Elise had said that. A whole new kind of pain surfaced. “She sniffed you out,” I said.

“That day, after you and I passed each other in the corridor, I tried to explain to her the value of our work. She wouldn’t listen. There’d be an investigation. She’d hold us up in court for years. I couldn’t allow that. She gave me three days to come clean on my own before she filed the injunction. It was a window of opportunity.”

And then it hit me, the whole package, a sledgehammer between the eyes.
 

“Elise was the target,” I said. “This was never about me at all. In the bodega—you were after Elise.”

“But you were there, too. Just as well. You’d never have rested until you found me. I hired a nasty man named Ewan McDermott to arrange it.” The man with the scar. “Quite a psychopath.
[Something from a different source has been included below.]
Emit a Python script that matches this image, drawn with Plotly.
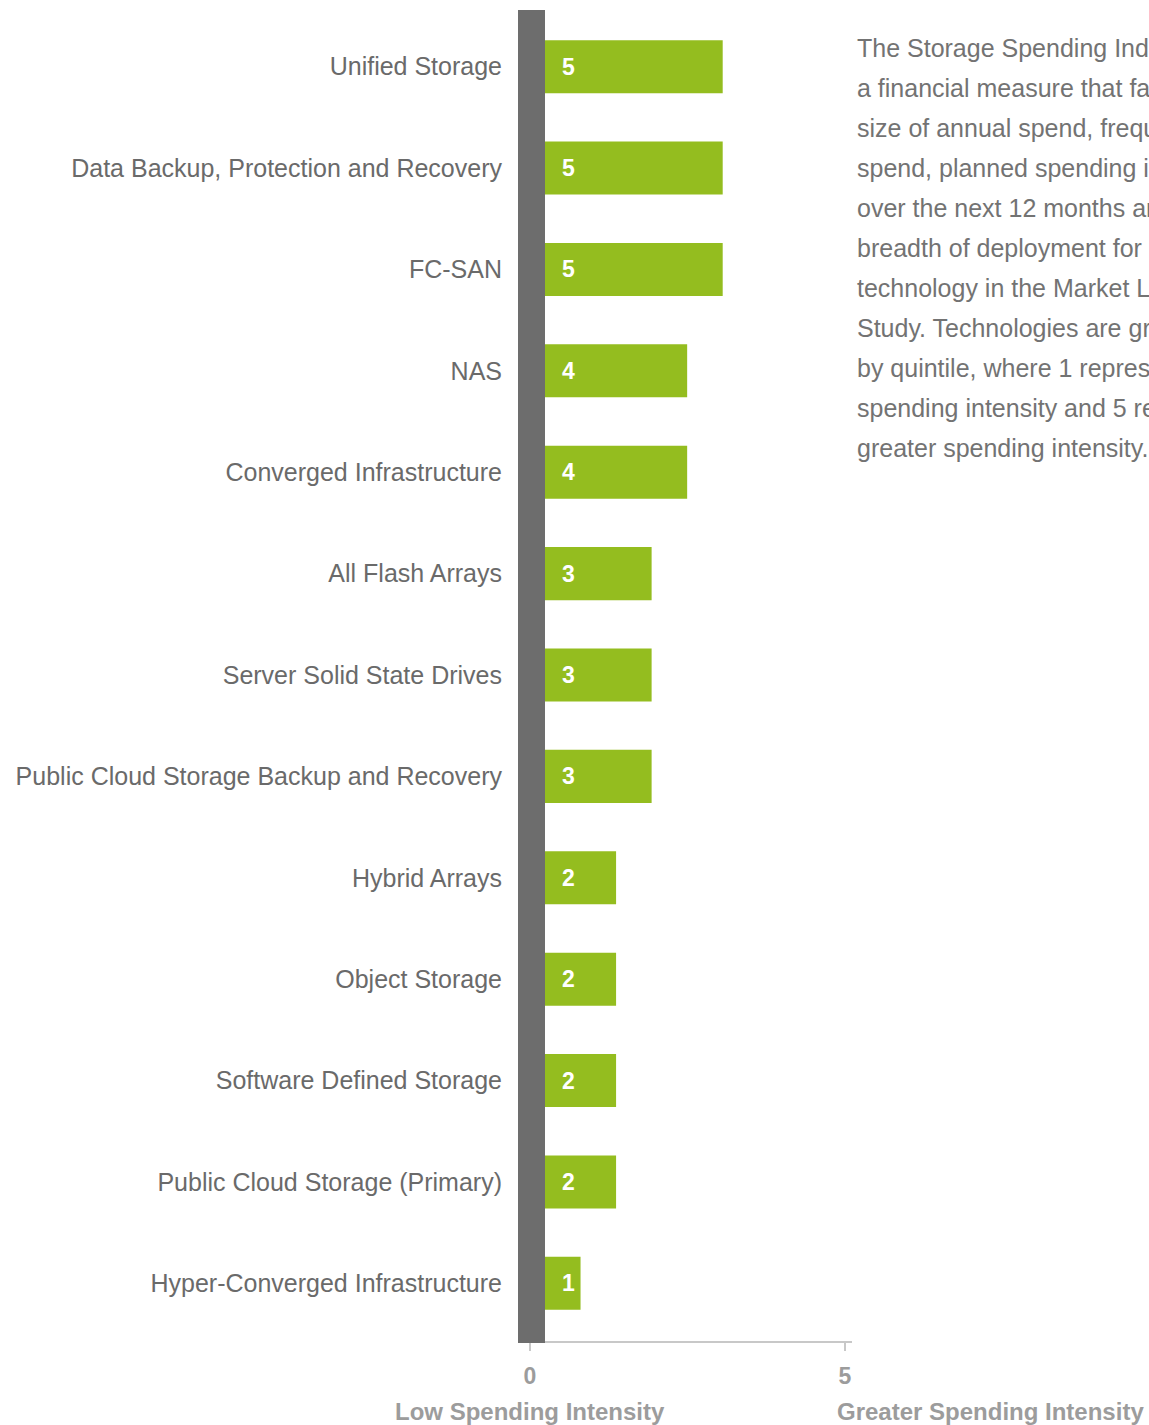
import plotly.graph_objects as go

categories = [
    "Unified Storage",
    "Data Backup, Protection and Recovery",
    "FC-SAN",
    "NAS",
    "Converged Infrastructure",
    "All Flash Arrays",
    "Server Solid State Drives",
    "Public Cloud Storage Backup and Recovery",
    "Hybrid Arrays",
    "Object Storage",
    "Software Defined Storage",
    "Public Cloud Storage (Primary)",
    "Hyper-Converged Infrastructure",
]
values = [5, 5, 5, 4, 4, 3, 3, 3, 2, 2, 2, 2, 1]
axis_ticks = [0, 5]
axis_labels = ["Low Spending Intensity", "Greater Spending Intensity"]
note_lines = [
    "The Storage Spending Index is",
    "a financial measure that factors",
    "size of annual spend, frequency of",
    "spend, planned spending increases",
    "over the next 12 months and",
    "breadth of deployment for each",
    "technology in the Market Landscape",
    "Study. Technologies are grouped",
    "by quintile, where 1 represents low",
    "spending intensity and 5 represents",
    "greater spending intensity.",
]

W, H = 1149, 1425
FONT = "Liberation Sans, Arial, sans-serif"
GREEN = "#94bd1f"
BAND = "#6d6d6d"
LABEL = "#6a6a6a"
AXIS = "#9c9c9c"

def px(x):
    return x / W

def py(y):
    return (H - y) / H

fig = go.Figure()
fig.add_trace(go.Bar(
    x=values, y=categories, orientation="h",
    marker=dict(color=GREEN, line=dict(width=0)),
    hoverinfo="x+y", showlegend=False,
))
# invisible helper trace so the bottom scale axis is drawn
fig.add_trace(go.Scatter(
    x=axis_ticks, y=[0] * len(axis_ticks), xaxis="x2", yaxis="y2",
    mode="markers", marker=dict(opacity=0), hoverinfo="skip", showlegend=False,
))

unit = 35.54
x_left = 545
x_dom = [px(x_left), 1.0]
x_range = [0, (W - x_left) / unit]

annotations = []
for c, v in zip(categories, values):
    annotations.append(dict(
        x=0, y=c, xref="x", yref="y", text=f"<b>{v}</b>", showarrow=False,
        xanchor="left", yanchor="middle", xshift=15,
        font=dict(family=FONT, size=23, color="white"),
    ))

for i, line in enumerate(note_lines):
    annotations.append(dict(
        x=px(855), y=py(48 + 40 * i), xref="paper", yref="paper", text=line,
        showarrow=False, xanchor="left", yanchor="middle",
        font=dict(family=FONT, size=25, color="#737373"),
    ))

annotations.append(dict(
    x=px(530), y=py(1411), xref="paper", yref="paper", text=f"<b>{axis_labels[0]}</b>",
    showarrow=False, xanchor="center", yanchor="middle",
    font=dict(family=FONT, size=24, color=AXIS),
))
annotations.append(dict(
    x=px(990), y=py(1411), xref="paper", yref="paper", text=f"<b>{axis_labels[1]}</b>",
    showarrow=False, xanchor="center", yanchor="middle",
    font=dict(family=FONT, size=24, color=AXIS),
))

fig.update_layout(
    width=W, height=H,
    margin=dict(l=0, r=0, t=0, b=0),
    paper_bgcolor="white", plot_bgcolor="rgba(0,0,0,0)",
    bargap=0.477,
    xaxis=dict(domain=x_dom, range=x_range, visible=False, fixedrange=True, anchor="y"),
    xaxis2=dict(
        domain=[px(518), px(852)], anchor="y2",
        range=[-12 / 63, 5 + 7 / 63], tickvals=axis_ticks,
        ticktext=[str(t) for t in axis_ticks],
        ticks="outside", ticklen=8, tickwidth=2, tickcolor="#c8c8c8",
        showline=True, linecolor="#c8c8c8", linewidth=2,
        showgrid=False, zeroline=False, ticklabelstandoff=5,
        tickfont=dict(family=FONT, size=23, color=AXIS, weight="bold"),
    ),
    yaxis2=dict(
        domain=[py(1341), py(1341) + 0.01], anchor="x2",
        visible=False, range=[0, 1],
    ),
    yaxis=dict(
        domain=[py(1334), py(16)], anchor="x",
        categoryorder="array", categoryarray=categories,
        range=[len(categories) - 0.5, -0.5],
        showgrid=False, zeroline=False, showline=False,
        ticks="outside", ticklen=37, tickcolor="rgba(0,0,0,0)",
        tickfont=dict(family=FONT, size=25, color=LABEL),
        automargin=False,
    ),
    shapes=[dict(
        type="rect", xref="paper", yref="paper",
        x0=px(518), x1=px(545), y0=py(1343), y1=py(10),
        fillcolor=BAND, line=dict(width=0), layer="above",
    )],
    annotations=annotations,
)

fig.write_html(
    "out.html",
    config={"displayModeBar": False},
    post_script="document.body.style.margin='0';document.body.style.overflow='hidden';",
)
I believe he met his maker a few years later in Bolivia.”

“This can’t be true. You’re as young now as you were then. Forty years ago, the drug didn’t exist. And the Shift hadn’t happened yet.” Nicole didn’t reply. “Answer me!” I screamed.

Crandall and the Tommy gun goons burst back in. Nicole waved them off in irritation.
 

“I will someday, if you cooperate. I still need your help, Donner.”

“Someone’s killing your people.”

“So it seems.” She went to a chair and sat, making a lot of business of arranging herself into it. “Help me stop these murders and I will set you up in luxury for life—a life that will be considerably longer than you could imagine.”

Another piece fell into place. “Jesus, you
know
who’s killing your people, don’t you? You’ve always known.”

A nerve in her cheek gave me my answer.

I leaned over and spit. There was blood in the phlegm. It hit the tiled floor and I saw for the first time the remains of something awful there, like fungal gelatin. I looked back at her. Nicole’s face changed subtly, hardening, and like that, she was no longer beautiful. Hers was the symmetry of a dime store mannequin. Beneath it, she was all monster.

“It always comes back to time, doesn’t it?”

“And now with Retrozine, it’ll be your servant. Then the world’s your oyster, huh?”

“Uh-huh,” said Nicole, coming forward, all grace again and promises of sinewy delight. “So what do you say?”

“I’ve got nothing to lose,” I replied.

Nothing to lose at all.

Crandall saw it and opened his mouth in warning, but I was already in motion, reaching for the guard’s weapon with one hand while my elbow made contact with his combat visor. I snatched it out of his astonished hands and swung it toward Nicole, finger settling on the trigger.